2. The Export Trade: Templar is hired to transport a valuable necklace to Paris, but the Saint has other ideas. This story takes place prior to the events of the story "The Man from St. Louis" (from the preceding book, Once More the Saint). This is also the first Saint story since She Was a Lady in which recurring character Patricia Holm does not appear.
3. The Unblemished Bootlegger: Melford Croon is a con artist who specialises in swindling people in the name of non-existent benevolent causes. Templar decides it is time for Croon to make a donation to his own benevolent cause.
4. The Owner's Handicap: Simon and Patricia go to the horse races to turn the tables on a notorious loan shark.
5. The Tough Egg: Max Kemmler runs the busiest illegal gambling den in London, and after making his mint has decided to get out of town. But The Saint has a surprise going-away present.
6. The Bad Baron: Templar discovers that he has competition—a jewel thief known as "The Fox"—and it becomes a matter of pride for him to steal a priceless bracelet from an uncouth baron before the Fox does.
7. The Brass Buddha: Simon encounters an unpleasant landlord who has a brass Buddha that he has to sell for £2,000 as a condition of receiving an inheritance. The Saint decides to take him up on that offer and finds himself at the centre of a near-perfect con game.
8. The Perfect Crime: The Saint targets a crooked moneylender, but in order for his scheme to work, he has to go to jail first.
9. The Appalling Politician: Inspector Claud Eustace Teal recruits the Saint to help him solve a mystery involving stolen trade treaty documents. (Teal is referred to as Chief Inspector Teal in this story, suggesting a possible promotion since his previous appearance in "The Perfect Crime".)
10. The Unpopular Landlord: While looking for a new flat, Templar learns that a crooked landlord is making life miserable for little old ladies across London, and sets in motion a plan to ruin the man. This story features the first appearance of Roger Conway since Knight Templar and Monty Hayward since Getaway.
11. The New Swindle: In this sequel to "The Brain Workers", Templar foils a jewellery insurance scam run by a man he conned in that earlier story.
12. The Five Thousand Pound Kiss: The Saint sets his sights on stealing The Star of Mandalay, a huge diamond, during a private party, but he doesn't bank on encountering the female jewel thief from "The Export Trade".
13. The Green Goods Man: Templar goes undercover as an accountant to draw out a swindler from America who specialises in making his victims believe they are purchasing small fortunes in counterfeit currency.
14. The Blind Spot: After saving a down-on-his-luck inventor from killing himself, Templar takes on a crooked patent agent.
15. The Unusual Ending: This followup to both "The Five Thousand Pound Kiss" and "The Brain Workers" sees Templar attempting to stop an investment swindler from leaving the country with his victim's money, only to find things complicated by the unexpected arrival of Chief Inspector Teal. Meanwhile, Templar tries to convince Peter Quentin that it's time for him to retire. This story is said to take place a year after the novel Getaway.

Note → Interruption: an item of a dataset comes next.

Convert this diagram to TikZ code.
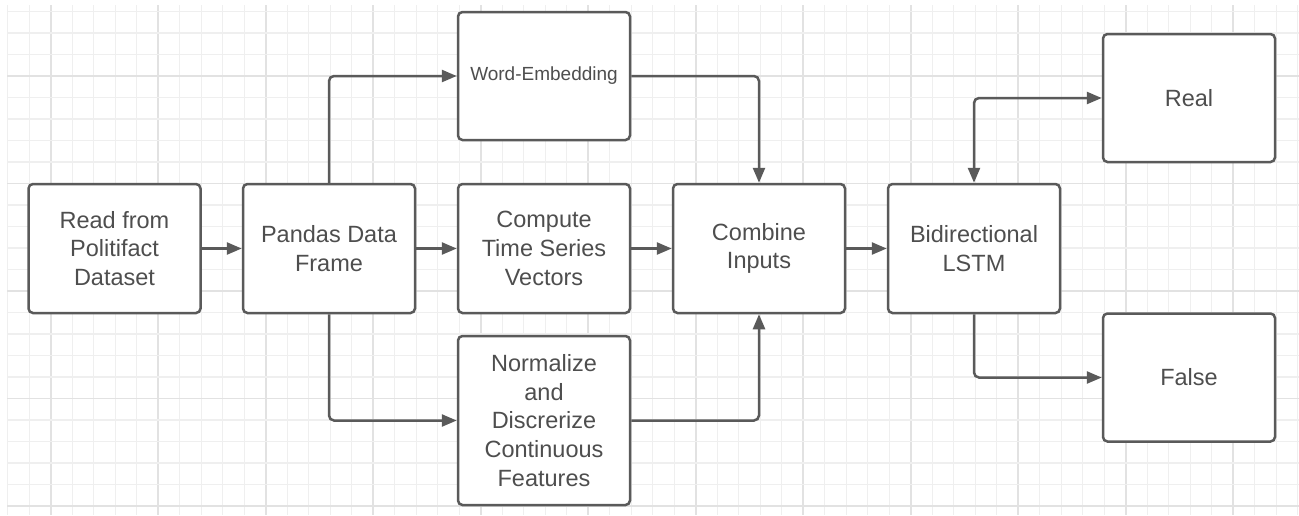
\documentclass[tikz,border=0pt]{standalone}
\usepackage{fontspec}
\setmainfont{Liberation Sans}
\usetikzlibrary{arrows.meta}
\definecolor{edge}{HTML}{5A5A5A}
\definecolor{ink}{HTML}{4E4E4E}
\definecolor{gridminor}{HTML}{EFEFEF}
\definecolor{gridmajor}{HTML}{E2E2E2}
\tikzset{
  stepbox/.style={draw=edge, line width=2.5pt, rounded corners=4.5pt, fill=white,
    minimum width=172pt, minimum height=129pt, align=center, text=ink,
    font=\fontsize{23.5pt}{28.7pt}\selectfont, inner sep=2pt},
  smalltext/.style={font=\fontsize{19pt}{23pt}\selectfont},
  conn/.style={draw=edge, line width=2.5pt, rounded corners=5pt,
    -{Triangle[length=15pt,width=12pt]}},
  biconn/.style={draw=edge, line width=2.5pt, rounded corners=5pt,
    {Triangle[length=15pt,width=12pt]}-{Triangle[length=15pt,width=12pt]}}
}
\begin{document}
\begin{tikzpicture}[x=1pt,y=-1pt]
% canvas
\fill[white] (0,0) rectangle (1299,515);
\useasboundingbox (0,0) rectangle (1299,515);
% background grid
\foreach \k in {0,...,60}{
  \pgfmathsetmacro{\gx}{7.7+21.5*\k}
  \pgfmathtruncatemacro{\m}{mod(\k+3,5)}
  \ifnum\m=0
    \draw[gridmajor, line width=1.8pt] (\gx,5) -- (\gx,515);
  \else
    \draw[gridminor, line width=1.4pt] (\gx,5) -- (\gx,515);
  \fi
}
\foreach \k in {0,...,23}{
  \pgfmathsetmacro{\gy}{11.5+21.5*\k}
  \pgfmathtruncatemacro{\m}{mod(\k+2,5)}
  \ifnum\m=0
    \draw[gridmajor, line width=1.8pt] (7,\gy) -- (1299,\gy);
  \else
    \draw[gridminor, line width=1.4pt] (7,\gy) -- (1299,\gy);
  \fi
}
% processing steps
\node[stepbox] (read) at (114.5,248.5) {Read from\\Politifact\\Dataset};
\node[stepbox] (pandas) at (329,248.5) {Pandas Data\\Frame};
\node[stepbox, smalltext, minimum height=128pt] (word) at (544,76) {Word-Embedding};
\node[stepbox] (compute) at (544,248.5) {Compute\\Time Series\\Vectors};
\node[stepbox, minimum height=169pt] (norm) at (544,420.5) {Normalize\\and\\Discrerize\\Continuous\\Features};
\node[stepbox] (combine) at (759,248.5) {Combine\\Inputs};
\node[stepbox] (bilstm) at (974,248.5) {Bidirectional\\LSTM};
\node[stepbox, minimum height=128pt] (real) at (1189,98) {Real};
\node[stepbox, minimum height=128pt] (false) at (1189,377.5) {False};
% connectors
\draw[conn] (read) -- (pandas);
\draw[conn] (pandas.north) |- (word.west);
\draw[conn] (pandas) -- (compute);
\draw[conn] (pandas.south) |- (norm.west);
\draw[conn] (word.east) -| (combine.north);
\draw[conn] (compute) -- (combine);
\draw[conn] (norm.east) -| (combine.south);
\draw[conn] (combine) -- (bilstm);
\draw[biconn] (bilstm.north) |- (real.west);
\draw[conn] (bilstm.south) |- (false.west);
\end{tikzpicture}
\end{document}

==Publication history and alternate titles==
All of the stories had previously appeared in the newspaper Empire News and, other than works written specifically for books, were Charteris' first Saint stories not initially published in Thriller magazine, though several would later appear in Thriller. Except for "The Blind Spot", the omnibus presents the stories in the order in which they were published in Empire. Most of the stories appeared in Empire under different titles, which are noted where applicable:
- "The Brain Workers" - 21 August 1932 (as "To the Call of Beauty in Distress")
- "The Export Trade" - 28 August 1932 (as "Diamond Cut Diamond")
- "The Unblemished Bootlegger" - 4 September 1932 (as "Shanghaied!")
- "The Owners' Handicap" - 11 September 1932 (as "Won by a Neck")
- "The Tough Egg" - 18 September 1932 (as "Double-Cross")
- "The Bad Baron" - 25 September 1932
- "The Brass Buddha" - 2 October 1932
- "The Perfect Crime" - 9 October 1932 (as "The Perfect Touch")
- "The Appalling Politician" - 16 October 1932 (as "Third Degree Fires")
- "The Unpopular Landlord" - 23 October 1932 (as "The Bullying Major")
- "The New Swindle" - 30 October 1932 (as "The Mail Swindle")
- "The Five Thousand Pound Kiss" - 6 November 1932 (as "The Star of Mandalay")
- "The Green Goods Man" - 21 November 1932 (as "The Very Green Goods Man")
- "The Blind Spot" - 13 November 1932 (as "The Stolen Formulas")
- "The Unusual Ending" - 27 November 1932 (as "The Case of the Lady Informer")

==Television adaptation==
Two of the stories in this collection were adapted as episodes of The Saint.

"The Appalling Politician" was retitled "The Imprudent Politician" and was first broadcast during the show's third season on 10 December 1964. "The Export Trade" was retitled "A Double in Diamonds" and was first broadcast during the show's fifth season on 5 May 1967.